The percentage without health insurance increased from 15.3% in 2005 to 15.8% in 2006, and the number of uninsured rose from 44.8 million to 47 million, the bureau reveals in a new report.

The number of U.S.-born residents who were uninsured increased from 33 million to 34.4 million in the period, while the uninsured rate increased from 12.8% to 13.2%.

The total of uninsured foreign-born rose from 11.8 million to 12.6 million, but their rate was statistically unchanged at 33.8% in 2006, the report shows.

Looking at ethnic differences, the bureau found that among non-Hispanic whites, the number of uninsured remained statistically unchanged in 2006 at 21.2 million or 10.8%.

For blacks, the number and percentage increased from 7 million and 19% in 2005 to 7.6 million and 20.5%. The figures for uninsured Hispanics rose from 14 million (32.3%) in 2005 to 15.3 million (34.1%).

The number of uninsured Asians remained statistically unchanged, at 2 million in 2006, while their uninsured rate declined to 15.5% from 17.2% in 2005.

Regionally, the Midwest had the lowest uninsured rate in 2006, at 11.4%, followed by the Northeast (12.3%), the West (17.9%) and the South (19%). Increases in uninsured rates occurred in the Northeast and South, where uninsured rates for 2005 rates had been 11.7% and 18%, respectively.

Among states, Texas had the highest percentage of uninsured using a 3-year average, with 24.1% lacking health insurance. The rates for Minnesota (8.5%), Hawaii (8.6%), Iowa (9.3%), Wisconsin (9.4%) and Maine (9.5%) were lowest.

Of particular significance to the debate over the proposed State Children’s Health Insurance Program (SCHIP) legislation, figures for uninsured children rose from 8 million (10.9%) in 2005 to 8.7 million (11.7%) in 2006, according to the bureau’s report.
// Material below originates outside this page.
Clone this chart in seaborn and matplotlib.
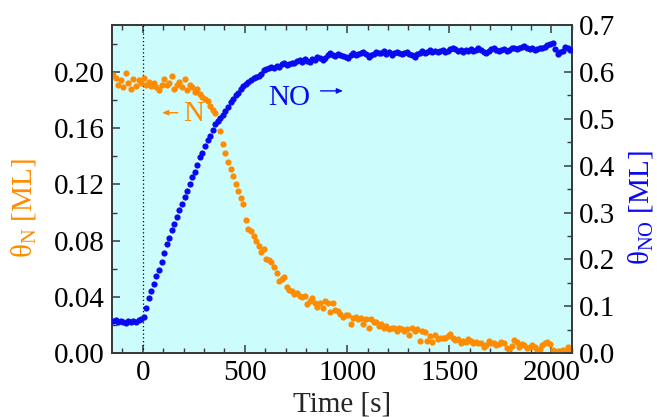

Commenting on the data, the Robert Wood Johnson Foundation, Princeton, N.J. called for bipartisan cooperation in renewing SCHIP.

“We need to safeguard the program and strengthen it so that more children who are already eligible for SCHIP can get covered,” said Risa Lavizzo-Mourey, president and chief executive of the foundation. “The alternative is to divide our children further into those who get a fair chance at a healthy life and those who don’t.”